I am coming to the end of my story, which might be why it’s so hard to write at the moment. This is where I arrive at the “so what” moment— not just an end, but an answer to the question, why have we been reading this? What have we learned? I was reading a book about plot, and the writer outlined the transformation a protagonist must make over the course of a book. Her suggestions about what should happen to a character infuriated me, all of them slightly fake, Yankee Candle Factory versions of mulled cider and summer rain– a protagonist should “learn something” about their weaknesses, their weaknesses must result from an injury in the past. This seems like a revelation at first– of course this would make a person more interesting! They grow! They have skeletons! But then it starts to sound like paint by numbers psychobabble, revealing more about our self-help culture than about the human experience. Do we have skeletons? Do we grow?
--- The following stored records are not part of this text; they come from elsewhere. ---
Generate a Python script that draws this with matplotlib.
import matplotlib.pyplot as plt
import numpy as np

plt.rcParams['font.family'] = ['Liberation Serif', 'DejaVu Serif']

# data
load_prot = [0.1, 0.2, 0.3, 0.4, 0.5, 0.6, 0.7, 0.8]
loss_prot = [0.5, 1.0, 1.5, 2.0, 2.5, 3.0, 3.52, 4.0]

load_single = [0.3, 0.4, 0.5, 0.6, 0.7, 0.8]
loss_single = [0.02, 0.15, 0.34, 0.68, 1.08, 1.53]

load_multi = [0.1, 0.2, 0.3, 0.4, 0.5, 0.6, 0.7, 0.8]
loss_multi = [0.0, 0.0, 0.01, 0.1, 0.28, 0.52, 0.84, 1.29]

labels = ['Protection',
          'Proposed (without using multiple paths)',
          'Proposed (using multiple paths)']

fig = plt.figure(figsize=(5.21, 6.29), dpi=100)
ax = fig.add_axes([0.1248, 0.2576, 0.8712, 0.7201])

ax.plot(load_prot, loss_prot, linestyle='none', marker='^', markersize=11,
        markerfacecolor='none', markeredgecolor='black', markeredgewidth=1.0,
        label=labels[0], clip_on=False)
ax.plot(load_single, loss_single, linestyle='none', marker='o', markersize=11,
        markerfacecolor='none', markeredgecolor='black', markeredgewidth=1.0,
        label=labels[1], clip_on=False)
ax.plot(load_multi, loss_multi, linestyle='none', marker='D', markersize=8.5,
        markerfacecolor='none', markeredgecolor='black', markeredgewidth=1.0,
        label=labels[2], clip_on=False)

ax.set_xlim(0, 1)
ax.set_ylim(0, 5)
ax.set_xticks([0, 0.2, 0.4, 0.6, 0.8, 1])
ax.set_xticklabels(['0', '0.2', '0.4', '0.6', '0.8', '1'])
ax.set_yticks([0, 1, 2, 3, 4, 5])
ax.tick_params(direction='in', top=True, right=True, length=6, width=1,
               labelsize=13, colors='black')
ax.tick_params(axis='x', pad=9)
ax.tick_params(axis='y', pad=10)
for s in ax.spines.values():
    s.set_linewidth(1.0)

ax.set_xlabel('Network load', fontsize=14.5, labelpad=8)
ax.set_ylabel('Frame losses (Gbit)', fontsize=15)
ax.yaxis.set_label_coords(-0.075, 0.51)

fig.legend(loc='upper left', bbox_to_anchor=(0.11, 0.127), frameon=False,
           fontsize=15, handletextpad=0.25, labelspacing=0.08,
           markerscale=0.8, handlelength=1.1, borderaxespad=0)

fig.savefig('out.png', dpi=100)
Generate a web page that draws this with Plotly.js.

And yet. And yet, buried in that maddening formula— the assertion that the character “grows” and “learns” or “overcomes weakness”– is an important point, and possibly the one that has been stalling me of late. What IS this story about, after all? What meaning(s) are we chasing? Why am I telling it? Where does it leave us?

I resist the premise that every story has a lesson at its heart, because that would imply we actually have answers, when sometimes all we have is questions. Answers are consoling, convenient, but generally misleading, and I don’t trust them. I sure as hell don’t have any in this story, which is basically me diving head-first into a hot mess of race and class.

And yet. And yet we need to resolve the story in some way. How else will we know it’s over?